[Entries with chart source code]
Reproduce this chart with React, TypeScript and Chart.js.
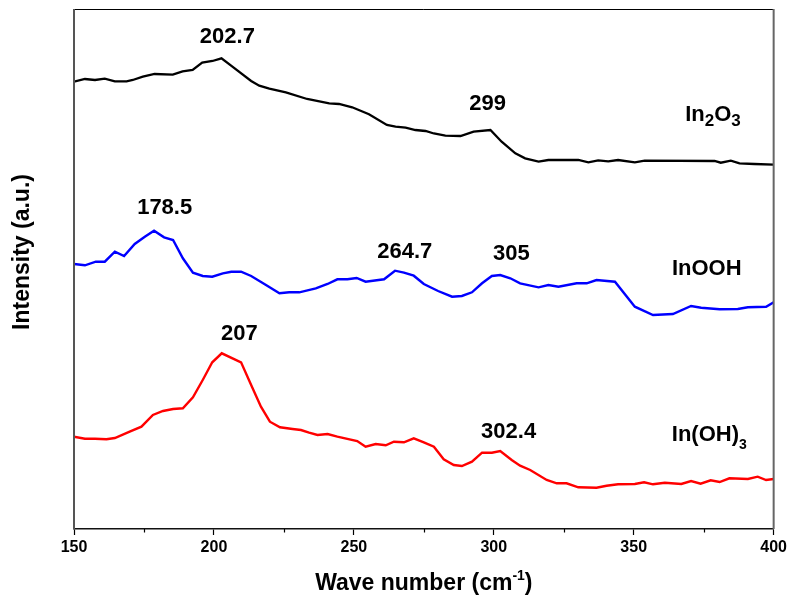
import React, { useEffect, useRef } from "react";
import { Chart, registerables } from "chart.js";

Chart.register(...registerables);

// ---------- data ----------
const xMin = 150;
const xMax = 400;
const xMajorStep = 50;
const minorTickValues = [175, 225, 275, 325, 375];

const waveIn2O3 = [150, 153.9, 157.5, 161, 164.6, 168.8, 171, 174.6, 178.8, 185.3, 188.8, 192.4, 195.8, 199.5, 202.7, 206.6, 213.3, 216.2, 219.8, 225.7, 233.3, 241.2, 244.7, 249.4, 255.4, 261.8, 264.9, 268.5, 272, 275.6, 278.6, 282.7, 288.1, 292.8, 298.8, 302.8, 307.7, 311.2, 316, 319.5, 330.2, 333.8, 337.3, 340.9, 344.4, 350.4, 353.9, 378.9, 381.1, 384.7, 387.8, 393.1, 400];
const intensityIn2O3 = [447.3, 450, 449, 450.3, 447.7, 447.7, 449, 452.3, 455, 454.3, 457.7, 459, 466.3, 468, 470.7, 462.3, 448, 443.3, 440.3, 436.7, 430, 425.7, 425, 421.7, 414.7, 404, 402.3, 401.3, 399, 398, 395.5, 393.3, 393, 397.3, 399, 387.3, 375.7, 370.7, 367.3, 369, 369, 366.7, 368.7, 367.7, 369, 366.7, 368.3, 368, 366.3, 368.3, 365.7, 365, 364.3];

const waveInOOH = [150, 153.9, 157.8, 161, 164.6, 167.9, 171.7, 175.3, 178.6, 182.2, 185.4, 188.9, 192.5, 196, 199.4, 203.2, 206.2, 209.7, 213.3, 218.6, 223.4, 226.9, 230.5, 236.4, 240.6, 244.1, 247.7, 251, 254.2, 260.8, 264.7, 267.9, 271.4, 275, 280.1, 285.1, 288.6, 292.2, 295.8, 299.3, 302.3, 305.9, 309.4, 316, 319.5, 323.1, 329.6, 333.2, 336.7, 343.3, 350.4, 356.9, 364, 370.5, 374.1, 380.7, 387.2, 390.8, 397.3, 400];
const intensityInOOH = [265, 263.7, 267.3, 267.3, 277.3, 273, 285, 292.3, 298.3, 291.7, 289, 270.7, 256.3, 253, 252.3, 255.7, 257.3, 257.3, 253, 244, 235.7, 236.7, 236.7, 240.7, 245, 249.7, 249.7, 251, 247.3, 249.7, 258.3, 256.3, 253.3, 245, 238, 232.3, 233, 236.7, 245.7, 253, 254, 250.7, 245.7, 241.7, 244, 242.3, 245.7, 245.7, 249, 247.3, 222.3, 214, 215, 223, 221.3, 219.7, 220, 221.7, 222.3, 226.7];

const waveInOH3 = [150, 153.9, 157.5, 161.6, 164.6, 169.9, 174.1, 178.2, 181.8, 185.4, 188.9, 192.5, 196, 199.4, 202.8, 209.7, 213.3, 216.8, 220, 223.6, 228.1, 231.1, 234, 237, 240.6, 244.1, 251.2, 254.2, 257.8, 261.4, 264.3, 267.9, 271.4, 275, 278.6, 282.1, 285.7, 288.6, 292.2, 295.8, 299.3, 302.3, 306.4, 309.4, 313, 318.9, 322.5, 326, 330.2, 336.7, 340.3, 344.4, 350.4, 353.7, 356.9, 361.1, 367, 370.5, 373.9, 377.5, 380.7, 384.2, 390.8, 394.3, 397.3, 400];
const intensityInOH3 = [92.3, 90.3, 90.3, 89.7, 91, 97.3, 102.3, 114, 118, 120, 120.7, 131.7, 149, 166.7, 175.7, 166.7, 144, 122.3, 107.3, 101.7, 100, 99, 96.3, 94, 95, 92.3, 88, 82.3, 85, 83.7, 87.3, 86.7, 90.7, 86.7, 82.3, 69.7, 64, 63, 67.3, 76.3, 76.3, 78, 69, 63.3, 59, 49, 45.7, 45.7, 41.7, 41.3, 43.3, 44.7, 45, 46.7, 44.7, 46.3, 45, 48, 45.3, 48.7, 47, 50.7, 50, 52.3, 49, 50];

const yMin = 0;
const yMax = 520;

// peak labels: [text, wave number, intensity]
const peakLabelTexts = ["202.7", "299", "178.5", "264.7", "305", "207", "302.4"];
const peakLabelX = [204.8, 297.8, 182.4, 268.2, 306.3, 209.1, 305.3];
const peakLabelY = [492, 425, 321, 277, 275, 195, 97];

// sample names (parts with subscripts)
const sampleNameParts = [
  [{ t: "In" }, { t: "2", sub: true }, { t: "O" }, { t: "3", sub: true }],
  [{ t: "InOOH" }],
  [{ t: "In(OH)" }, { t: "3", sub: true }],
];
const sampleNameX = [378.3, 376.1, 377.0];
const sampleNameY = [414, 260, 94.5];
const sampleSubSize = [17, 17, 14];
const sampleSubShift = [6.5, 6.5, 11];

const xTitleMain = "Wave number (cm";
const xTitleSup = "-1";
const xTitleEnd = ")";
const yTitle = "Intensity (a.u.)";

const FONT = '"Liberation Sans", Arial, Helvetica, sans-serif';

function zip(xs: number[], ys: number[]) {
  return xs.map((x, i) => ({ x, y: ys[i] }));
}

const decorPlugin = {
  id: "decor",
  afterDraw(chart: any) {
    const { ctx, chartArea, scales } = chart;
    const xs = scales.x;
    const ys = scales.y;
    const { left, right, top, bottom } = chartArea;
    ctx.save();
    // frame
    ctx.lineCap = "butt";
    ctx.strokeStyle = "#000";
    ctx.lineWidth = 1;
    ctx.beginPath();
    ctx.moveTo(left, top + 0.5);
    ctx.lineTo(right, top + 0.5);
    ctx.stroke();
    ctx.strokeStyle = "#555";
    ctx.lineWidth = 2;
    ctx.beginPath();
    ctx.moveTo(left, top);
    ctx.lineTo(left, bottom);
    ctx.stroke();
    ctx.strokeStyle = "#666";
    ctx.beginPath();
    ctx.moveTo(right, top);
    ctx.lineTo(right, bottom);
    ctx.stroke();
    // minor ticks
    ctx.strokeStyle = "#000";
    ctx.lineWidth = 1.2;
    minorTickValues.forEach((v) => {
      const px = Math.round(xs.getPixelForValue(v)) + 0.5;
      ctx.beginPath();
      ctx.moveTo(px, bottom);
      ctx.lineTo(px, bottom + 3.5);
      ctx.stroke();
    });

    // peak labels
    ctx.fillStyle = "#000";
    ctx.font = `bold 22px ${FONT}`;
    ctx.textAlign = "center";
    ctx.textBaseline = "middle";
    peakLabelTexts.forEach((t, i) => {
      ctx.fillText(t, xs.getPixelForValue(peakLabelX[i]), ys.getPixelForValue(peakLabelY[i]));
    });

    // sample names
    ctx.textAlign = "left";
    sampleNameParts.forEach((parts, i) => {
      const mainFont = `bold 22px ${FONT}`;
      const subFont = `bold ${sampleSubSize[i]}px ${FONT}`;
      let total = 0;
      parts.forEach((p: any) => {
        ctx.font = p.sub ? subFont : mainFont;
        total += ctx.measureText(p.t).width;
      });
      let cx = xs.getPixelForValue(sampleNameX[i]) - total / 2;
      const cy = ys.getPixelForValue(sampleNameY[i]);
      parts.forEach((p: any) => {
        ctx.font = p.sub ? subFont : mainFont;
        ctx.fillText(p.t, cx, p.sub ? cy + sampleSubShift[i] : cy);
        cx += ctx.measureText(p.t).width;
      });
    });

    // x title with superscript
    const mainF = `bold 23px ${FONT}`;
    const supF = `bold 14px ${FONT}`;
    ctx.font = mainF;
    const w1 = ctx.measureText(xTitleMain).width;
    const w3 = ctx.measureText(xTitleEnd).width;
    ctx.font = supF;
    const w2 = ctx.measureText(xTitleSup).width;
    const totalW = w1 + w2 + w3;
    let tx = (left + right) / 2 - totalW / 2;
    const baseY = bottom + 61;
    ctx.textBaseline = "alphabetic";
    ctx.font = mainF;
    ctx.fillText(xTitleMain, tx, baseY);
    tx += w1;
    ctx.font = supF;
    ctx.fillText(xTitleSup, tx, baseY - 10);
    tx += w2;
    ctx.font = mainF;
    ctx.fillText(xTitleEnd, tx, baseY);

    // y title
    ctx.save();
    ctx.translate(left - 51, (top + bottom) / 2 - 17);
    ctx.rotate(-Math.PI / 2);
    ctx.textAlign = "center";
    ctx.textBaseline = "middle";
    ctx.font = `bold 23px ${FONT}`;
    ctx.fillText(yTitle, 0, 0);
    ctx.restore();

    ctx.restore();
  },
};

export default function App() {
  const canvasRef = useRef<HTMLCanvasElement | null>(null);

  useEffect(() => {
    const canvas = canvasRef.current;
    if (!canvas) return;
    const chart = new Chart(canvas, {
      type: "line",
      data: {
        datasets: [
          {
            label: "In2O3",
            data: zip(waveIn2O3, intensityIn2O3),
            borderColor: "#000000",
            borderWidth: 2.3,
            pointRadius: 0,
            tension: 0,
            fill: false,
          },
          {
            label: "InOOH",
            data: zip(waveInOOH, intensityInOOH),
            borderColor: "#0000ff",
            borderWidth: 2.4,
            pointRadius: 0,
            tension: 0,
            fill: false,
          },
          {
            label: "In(OH)3",
            data: zip(waveInOH3, intensityInOH3),
            borderColor: "#ff0000",
            borderWidth: 2.4,
            pointRadius: 0,
            tension: 0,
            fill: false,
          },
        ],
      },
      options: {
        responsive: false,
        animation: false,
        devicePixelRatio: 1,
        layout: { padding: { top: 9, right: 14, left: 0, bottom: 0 } },
        plugins: {
          legend: { display: false },
          tooltip: { enabled: false },
        },
        scales: {
          x: {
            type: "linear",
            min: xMin,
            max: xMax,
            afterFit: (s: any) => {
              s.height = 69;
            },
            grid: {
              drawOnChartArea: false,
              drawTicks: true,
              tickLength: 6,
              tickColor: "#000",
              tickWidth: 1.2,
            },
            border: { display: true, color: "#111", width: 1.5 },
            ticks: {
              stepSize: xMajorStep,
              autoSkip: false,
              maxRotation: 0,
              padding: 3,
              color: "#000",
              font: { family: FONT, size: 16, weight: "bold" },
            },
            title: { display: false },
          },
          y: {
            type: "linear",
            min: yMin,
            max: yMax,
            afterFit: (s: any) => {
              s.width = 74;
            },
            grid: { display: false },
            border: { display: false },
            ticks: { display: false },
            title: { display: false },
          },
        },
      },
      plugins: [decorPlugin],
    } as any);
    return () => chart.destroy();
  }, []);

  return (
    <div style={{ position: "absolute", left: 0, top: 0, width: 790, height: 598, background: "#fff" }}>
      <canvas ref={canvasRef} width={790} height={598} />
    </div>
  );
}
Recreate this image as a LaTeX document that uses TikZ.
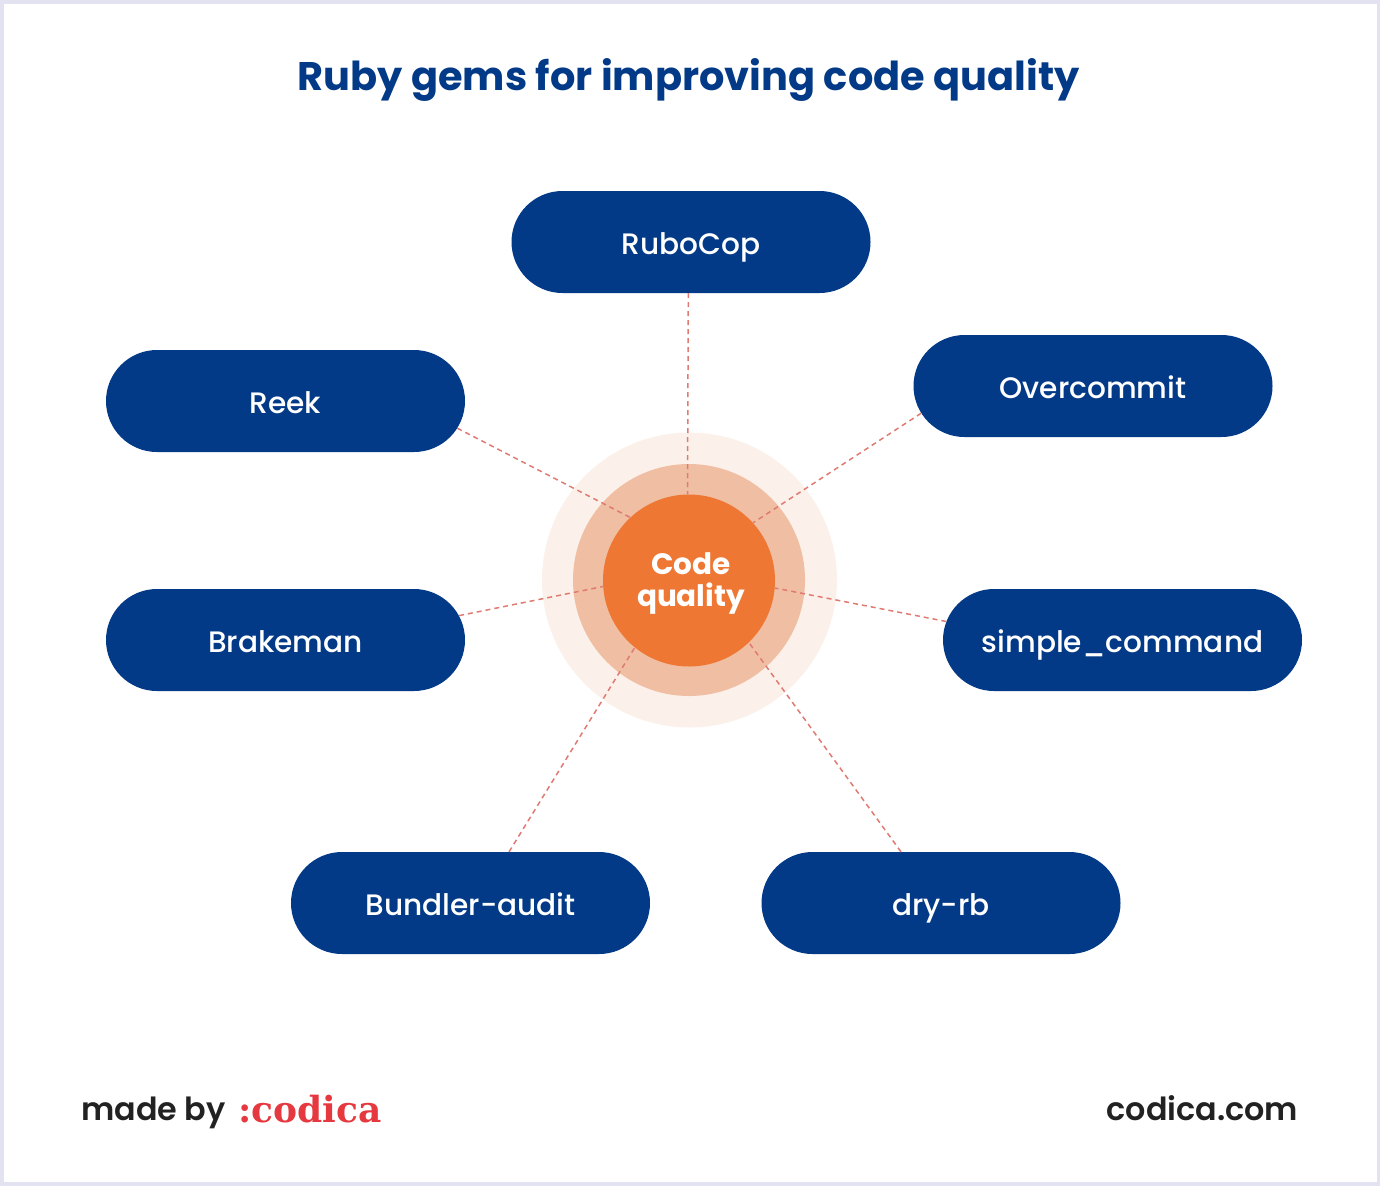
\documentclass[tikz,border=0pt]{standalone}
\usepackage{fontspec}
\usepackage{tikz}
\usetikzlibrary{positioning}
\usetikzlibrary{shapes.misc}
\setmainfont{Poppins}
\newfontfamily\gemfont{Poppins Medium}
\newfontfamily\footfont{Poppins SemiBold}
\newfontfamily\logofont{DejaVu Serif}
\definecolor{frameblue}{HTML}{E3E2F0}
\definecolor{gemblue}{HTML}{033A87}
\definecolor{coreorange}{HTML}{EE7733}
\definecolor{midorange}{HTML}{F0BEA2}
\definecolor{paleorange}{HTML}{FBF1EA}
\definecolor{linkred}{HTML}{E07B73}
\definecolor{logored}{HTML}{E5383F}
\definecolor{darktext}{HTML}{222222}
\tikzset{
  gem/.style={rounded rectangle, fill=gemblue, text=white, minimum width=359pt, minimum height=102pt, inner sep=0pt, text height=33pt, text depth=8pt, font=\gemfont\fontsize{29.6}{34}\selectfont},
  ring/.style={circle, inner sep=0pt},
  link/.style={draw=linkred, dashed, dash pattern=on 5pt off 4pt, line width=1.5pt},
  foot/.style={text=darktext, inner sep=0pt, font=\footfont\fontsize{31.8}{38}\selectfont}
}
\begin{document}
\begin{tikzpicture}[x=1pt,y=-1pt]
        \useasboundingbox (0,0) rectangle (1380,1186);
        \fill[frameblue] (0,0) rectangle (1380,1186);
        \fill[white] (4,4) rectangle (1377,1182);

        \node[anchor=base, text=gemblue, inner sep=0pt, font=\fontsize{39.9}{48}\selectfont\bfseries] (title) at (688.5,90) {Ruby gems for improving code quality};

        \node[ring, fill=paleorange, minimum size=295pt] (outer) at (689.5,580) {};
        \node[ring, fill=midorange, minimum size=232pt] (middle) at (689,580) {};
        \node[ring, fill=coreorange, minimum size=172pt] (core) at (689,580.5) {};
        \node[text=white, inner sep=0pt, align=center, font=\fontsize{29.5}{32}\selectfont\bfseries] (corelabel) at (691,583) {Code\\quality};

        \node[gem] (rubocop) at (691,242) {RuboCop};
        \node[gem] (overcommit) at (1093,386) {Overcommit};
        \node[gem] (simple) at (1122.5,640) {simple\_command};
        \node[gem] (dry) at (941,903) {dry-rb};
        \node[gem] (bundler) at (470.5,903) {Bundler-audit};
        \node[gem] (brakeman) at (285.5,640) {Brakeman};
        \node[gem] (reek) at (285.5,401) {Reek};

        % Edge
        \draw[link] (rubocop.-93) -- (core.91);
        \draw[link] (overcommit.189.4) -- (core.42.7);
        \draw[link] (simple.174.3) -- (core.-5.3);
        \draw[link] (dry.128.8) -- (core.-46.4);
        \draw[link] (bundler.53.3) -- (core.231.7);
        \draw[link] (brakeman.8.3) -- (core.184);
        \draw[link] (reek.-9.8) -- (core.133);

        \node[foot, anchor=base west] (made) at (81,1120) {made by};
        \node[anchor=base west, inner sep=0pt, text=logored, font=\logofont\fontsize{36}{40}\selectfont\bfseries] (logo) at (238,1122) {:codica};
        \node[foot, anchor=base east] (site) at (1298.5,1120) {codica.com};
\end{tikzpicture}
\end{document}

#### EXERCISE OBJECTIVE:
Give back exactly the lines from the top of the records to the line containing "Chart.register(...registerables);", both included, and no pictures.

#### OUTPUT FOR THIS EXERCISE:
Reproduce this chart with React, TypeScript and Chart.js.
import React, { useEffect, useRef } from "react";
import { Chart, registerables } from "chart.js";

Chart.register(...registerables);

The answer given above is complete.